Information provided ::
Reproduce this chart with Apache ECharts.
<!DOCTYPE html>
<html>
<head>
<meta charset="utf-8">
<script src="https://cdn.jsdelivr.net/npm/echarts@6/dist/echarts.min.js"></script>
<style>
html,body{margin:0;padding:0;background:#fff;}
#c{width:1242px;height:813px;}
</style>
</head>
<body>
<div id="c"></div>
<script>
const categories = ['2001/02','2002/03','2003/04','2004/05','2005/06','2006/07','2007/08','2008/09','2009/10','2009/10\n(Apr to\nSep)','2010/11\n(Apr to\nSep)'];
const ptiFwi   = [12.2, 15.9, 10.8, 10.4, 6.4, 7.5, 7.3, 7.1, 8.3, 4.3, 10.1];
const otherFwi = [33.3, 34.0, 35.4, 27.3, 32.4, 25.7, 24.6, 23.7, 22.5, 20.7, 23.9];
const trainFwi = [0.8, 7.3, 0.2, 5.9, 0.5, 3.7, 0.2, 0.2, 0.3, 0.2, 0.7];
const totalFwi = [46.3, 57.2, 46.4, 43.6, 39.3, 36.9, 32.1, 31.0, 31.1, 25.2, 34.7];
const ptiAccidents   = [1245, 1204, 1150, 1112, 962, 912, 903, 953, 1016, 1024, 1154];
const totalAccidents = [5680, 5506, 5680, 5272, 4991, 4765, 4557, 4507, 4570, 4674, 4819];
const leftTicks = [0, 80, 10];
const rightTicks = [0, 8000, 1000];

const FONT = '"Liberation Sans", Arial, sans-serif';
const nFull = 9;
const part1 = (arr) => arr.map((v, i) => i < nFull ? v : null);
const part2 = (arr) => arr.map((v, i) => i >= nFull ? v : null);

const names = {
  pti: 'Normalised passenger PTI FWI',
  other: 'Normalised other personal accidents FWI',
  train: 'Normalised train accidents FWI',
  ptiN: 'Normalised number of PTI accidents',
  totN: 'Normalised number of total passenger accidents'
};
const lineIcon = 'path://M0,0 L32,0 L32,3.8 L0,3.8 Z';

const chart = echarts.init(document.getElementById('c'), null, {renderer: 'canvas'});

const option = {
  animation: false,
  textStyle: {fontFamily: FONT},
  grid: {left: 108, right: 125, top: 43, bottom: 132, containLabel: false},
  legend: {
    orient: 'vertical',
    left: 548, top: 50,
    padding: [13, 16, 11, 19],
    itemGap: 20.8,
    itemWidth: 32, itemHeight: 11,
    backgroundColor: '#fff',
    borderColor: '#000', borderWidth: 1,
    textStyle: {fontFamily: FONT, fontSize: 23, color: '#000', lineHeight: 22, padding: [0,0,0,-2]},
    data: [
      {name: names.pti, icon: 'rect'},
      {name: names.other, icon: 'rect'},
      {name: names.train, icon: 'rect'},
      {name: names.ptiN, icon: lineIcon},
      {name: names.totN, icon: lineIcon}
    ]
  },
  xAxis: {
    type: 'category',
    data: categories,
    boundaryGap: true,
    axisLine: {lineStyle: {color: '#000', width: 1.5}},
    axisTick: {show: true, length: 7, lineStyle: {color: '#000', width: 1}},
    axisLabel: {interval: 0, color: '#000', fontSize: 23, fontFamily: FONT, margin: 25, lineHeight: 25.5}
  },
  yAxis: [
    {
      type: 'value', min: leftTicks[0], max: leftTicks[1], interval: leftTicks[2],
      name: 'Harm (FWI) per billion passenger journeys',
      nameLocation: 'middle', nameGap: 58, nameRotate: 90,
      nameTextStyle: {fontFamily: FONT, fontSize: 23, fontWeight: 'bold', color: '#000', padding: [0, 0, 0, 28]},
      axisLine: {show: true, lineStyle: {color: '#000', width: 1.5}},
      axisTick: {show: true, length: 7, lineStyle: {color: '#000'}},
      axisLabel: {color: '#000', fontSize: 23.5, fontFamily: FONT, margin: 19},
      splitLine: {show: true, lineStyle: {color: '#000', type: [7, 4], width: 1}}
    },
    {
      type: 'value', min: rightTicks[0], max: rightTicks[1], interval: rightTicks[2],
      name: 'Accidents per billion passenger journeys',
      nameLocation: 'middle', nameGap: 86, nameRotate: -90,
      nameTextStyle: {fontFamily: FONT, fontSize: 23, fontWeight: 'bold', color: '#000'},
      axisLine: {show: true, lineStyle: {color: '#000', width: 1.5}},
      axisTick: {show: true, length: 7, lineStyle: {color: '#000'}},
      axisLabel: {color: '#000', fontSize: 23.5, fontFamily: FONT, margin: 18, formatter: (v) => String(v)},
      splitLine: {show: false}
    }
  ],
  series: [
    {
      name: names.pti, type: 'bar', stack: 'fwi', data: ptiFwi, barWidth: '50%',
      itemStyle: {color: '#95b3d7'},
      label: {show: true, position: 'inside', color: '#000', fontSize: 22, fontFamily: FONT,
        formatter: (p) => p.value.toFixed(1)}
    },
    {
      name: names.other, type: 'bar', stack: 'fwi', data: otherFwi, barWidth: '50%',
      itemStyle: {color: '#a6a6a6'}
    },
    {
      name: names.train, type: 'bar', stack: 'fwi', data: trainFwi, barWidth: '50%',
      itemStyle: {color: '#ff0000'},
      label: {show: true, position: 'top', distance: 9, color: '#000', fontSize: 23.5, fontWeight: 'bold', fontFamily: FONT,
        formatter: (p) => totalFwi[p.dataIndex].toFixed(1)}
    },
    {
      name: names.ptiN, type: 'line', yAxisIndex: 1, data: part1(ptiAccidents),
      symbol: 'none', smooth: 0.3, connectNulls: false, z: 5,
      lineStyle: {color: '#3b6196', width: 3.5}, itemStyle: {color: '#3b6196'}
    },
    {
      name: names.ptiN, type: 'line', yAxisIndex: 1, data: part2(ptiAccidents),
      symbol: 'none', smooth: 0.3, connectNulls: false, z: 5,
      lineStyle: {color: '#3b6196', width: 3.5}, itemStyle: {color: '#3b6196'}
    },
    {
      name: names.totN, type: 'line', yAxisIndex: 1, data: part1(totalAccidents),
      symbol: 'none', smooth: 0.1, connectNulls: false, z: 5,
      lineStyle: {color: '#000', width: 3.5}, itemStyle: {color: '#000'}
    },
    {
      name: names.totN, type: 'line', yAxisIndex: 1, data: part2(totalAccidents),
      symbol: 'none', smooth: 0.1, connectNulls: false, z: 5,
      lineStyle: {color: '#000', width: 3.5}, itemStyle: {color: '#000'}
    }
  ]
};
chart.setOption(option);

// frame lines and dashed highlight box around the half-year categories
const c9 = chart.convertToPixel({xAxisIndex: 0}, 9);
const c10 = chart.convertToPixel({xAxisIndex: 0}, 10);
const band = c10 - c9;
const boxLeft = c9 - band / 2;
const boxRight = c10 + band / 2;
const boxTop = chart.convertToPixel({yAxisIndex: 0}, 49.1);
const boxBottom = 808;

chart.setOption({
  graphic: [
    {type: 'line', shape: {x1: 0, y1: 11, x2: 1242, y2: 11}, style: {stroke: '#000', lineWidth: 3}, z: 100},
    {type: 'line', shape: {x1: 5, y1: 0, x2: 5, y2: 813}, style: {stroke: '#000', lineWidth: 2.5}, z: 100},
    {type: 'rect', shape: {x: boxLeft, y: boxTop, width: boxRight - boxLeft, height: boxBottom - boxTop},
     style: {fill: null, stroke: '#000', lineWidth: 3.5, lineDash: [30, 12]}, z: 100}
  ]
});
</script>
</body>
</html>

What is being asked :: All of the lines above need to be given again exactly.

Written solution ::
Reproduce this chart with Apache ECharts.
<!DOCTYPE html>
<html>
<head>
<meta charset="utf-8">
<script src="https://cdn.jsdelivr.net/npm/echarts@6/dist/echarts.min.js"></script>
<style>
html,body{margin:0;padding:0;background:#fff;}
#c{width:1242px;height:813px;}
</style>
</head>
<body>
<div id="c"></div>
<script>
const categories = ['2001/02','2002/03','2003/04','2004/05','2005/06','2006/07','2007/08','2008/09','2009/10','2009/10\n(Apr to\nSep)','2010/11\n(Apr to\nSep)'];
const ptiFwi   = [12.2, 15.9, 10.8, 10.4, 6.4, 7.5, 7.3, 7.1, 8.3, 4.3, 10.1];
const otherFwi = [33.3, 34.0, 35.4, 27.3, 32.4, 25.7, 24.6, 23.7, 22.5, 20.7, 23.9];
const trainFwi = [0.8, 7.3, 0.2, 5.9, 0.5, 3.7, 0.2, 0.2, 0.3, 0.2, 0.7];
const totalFwi = [46.3, 57.2, 46.4, 43.6, 39.3, 36.9, 32.1, 31.0, 31.1, 25.2, 34.7];
const ptiAccidents   = [1245, 1204, 1150, 1112, 962, 912, 903, 953, 1016, 1024, 1154];
const totalAccidents = [5680, 5506, 5680, 5272, 4991, 4765, 4557, 4507, 4570, 4674, 4819];
const leftTicks = [0, 80, 10];
const rightTicks = [0, 8000, 1000];

const FONT = '"Liberation Sans", Arial, sans-serif';
const nFull = 9;
const part1 = (arr) => arr.map((v, i) => i < nFull ? v : null);
const part2 = (arr) => arr.map((v, i) => i >= nFull ? v : null);

const names = {
  pti: 'Normalised passenger PTI FWI',
  other: 'Normalised other personal accidents FWI',
  train: 'Normalised train accidents FWI',
  ptiN: 'Normalised number of PTI accidents',
  totN: 'Normalised number of total passenger accidents'
};
const lineIcon = 'path://M0,0 L32,0 L32,3.8 L0,3.8 Z';

const chart = echarts.init(document.getElementById('c'), null, {renderer: 'canvas'});

const option = {
  animation: false,
  textStyle: {fontFamily: FONT},
  grid: {left: 108, right: 125, top: 43, bottom: 132, containLabel: false},
  legend: {
    orient: 'vertical',
    left: 548, top: 50,
    padding: [13, 16, 11, 19],
    itemGap: 20.8,
    itemWidth: 32, itemHeight: 11,
    backgroundColor: '#fff',
    borderColor: '#000', borderWidth: 1,
    textStyle: {fontFamily: FONT, fontSize: 23, color: '#000', lineHeight: 22, padding: [0,0,0,-2]},
    data: [
      {name: names.pti, icon: 'rect'},
      {name: names.other, icon: 'rect'},
      {name: names.train, icon: 'rect'},
      {name: names.ptiN, icon: lineIcon},
      {name: names.totN, icon: lineIcon}
    ]
  },
  xAxis: {
    type: 'category',
    data: categories,
    boundaryGap: true,
    axisLine: {lineStyle: {color: '#000', width: 1.5}},
    axisTick: {show: true, length: 7, lineStyle: {color: '#000', width: 1}},
    axisLabel: {interval: 0, color: '#000', fontSize: 23, fontFamily: FONT, margin: 25, lineHeight: 25.5}
  },
  yAxis: [
    {
      type: 'value', min: leftTicks[0], max: leftTicks[1], interval: leftTicks[2],
      name: 'Harm (FWI) per billion passenger journeys',
      nameLocation: 'middle', nameGap: 58, nameRotate: 90,
      nameTextStyle: {fontFamily: FONT, fontSize: 23, fontWeight: 'bold', color: '#000', padding: [0, 0, 0, 28]},
      axisLine: {show: true, lineStyle: {color: '#000', width: 1.5}},
      axisTick: {show: true, length: 7, lineStyle: {color: '#000'}},
      axisLabel: {color: '#000', fontSize: 23.5, fontFamily: FONT, margin: 19},
      splitLine: {show: true, lineStyle: {color: '#000', type: [7, 4], width: 1}}
    },
    {
      type: 'value', min: rightTicks[0], max: rightTicks[1], interval: rightTicks[2],
      name: 'Accidents per billion passenger journeys',
      nameLocation: 'middle', nameGap: 86, nameRotate: -90,
      nameTextStyle: {fontFamily: FONT, fontSize: 23, fontWeight: 'bold', color: '#000'},
      axisLine: {show: true, lineStyle: {color: '#000', width: 1.5}},
      axisTick: {show: true, length: 7, lineStyle: {color: '#000'}},
      axisLabel: {color: '#000', fontSize: 23.5, fontFamily: FONT, margin: 18, formatter: (v) => String(v)},
      splitLine: {show: false}
    }
  ],
  series: [
    {
      name: names.pti, type: 'bar', stack: 'fwi', data: ptiFwi, barWidth: '50%',
      itemStyle: {color: '#95b3d7'},
      label: {show: true, position: 'inside', color: '#000', fontSize: 22, fontFamily: FONT,
        formatter: (p) => p.value.toFixed(1)}
    },
    {
      name: names.other, type: 'bar', stack: 'fwi', data: otherFwi, barWidth: '50%',
      itemStyle: {color: '#a6a6a6'}
    },
    {
      name: names.train, type: 'bar', stack: 'fwi', data: trainFwi, barWidth: '50%',
      itemStyle: {color: '#ff0000'},
      label: {show: true, position: 'top', distance: 9, color: '#000', fontSize: 23.5, fontWeight: 'bold', fontFamily: FONT,
        formatter: (p) => totalFwi[p.dataIndex].toFixed(1)}
    },
    {
      name: names.ptiN, type: 'line', yAxisIndex: 1, data: part1(ptiAccidents),
      symbol: 'none', smooth: 0.3, connectNulls: false, z: 5,
      lineStyle: {color: '#3b6196', width: 3.5}, itemStyle: {color: '#3b6196'}
    },
    {
      name: names.ptiN, type: 'line', yAxisIndex: 1, data: part2(ptiAccidents),
      symbol: 'none', smooth: 0.3, connectNulls: false, z: 5,
      lineStyle: {color: '#3b6196', width: 3.5}, itemStyle: {color: '#3b6196'}
    },
    {
      name: names.totN, type: 'line', yAxisIndex: 1, data: part1(totalAccidents),
      symbol: 'none', smooth: 0.1, connectNulls: false, z: 5,
      lineStyle: {color: '#000', width: 3.5}, itemStyle: {color: '#000'}
    },
    {
      name: names.totN, type: 'line', yAxisIndex: 1, data: part2(totalAccidents),
      symbol: 'none', smooth: 0.1, connectNulls: false, z: 5,
      lineStyle: {color: '#000', width: 3.5}, itemStyle: {color: '#000'}
    }
  ]
};
chart.setOption(option);

// frame lines and dashed highlight box around the half-year categories
const c9 = chart.convertToPixel({xAxisIndex: 0}, 9);
const c10 = chart.convertToPixel({xAxisIndex: 0}, 10);
const band = c10 - c9;
const boxLeft = c9 - band / 2;
const boxRight = c10 + band / 2;
const boxTop = chart.convertToPixel({yAxisIndex: 0}, 49.1);
const boxBottom = 808;

chart.setOption({
  graphic: [
    {type: 'line', shape: {x1: 0, y1: 11, x2: 1242, y2: 11}, style: {stroke: '#000', lineWidth: 3}, z: 100},
    {type: 'line', shape: {x1: 5, y1: 0, x2: 5, y2: 813}, style: {stroke: '#000', lineWidth: 2.5}, z: 100},
    {type: 'rect', shape: {x: boxLeft, y: boxTop, width: boxRight - boxLeft, height: boxBottom - boxTop},
     style: {fill: null, stroke: '#000', lineWidth: 3.5, lineDash: [30, 12]}, z: 100}
  ]
});
</script>
</body>
</html>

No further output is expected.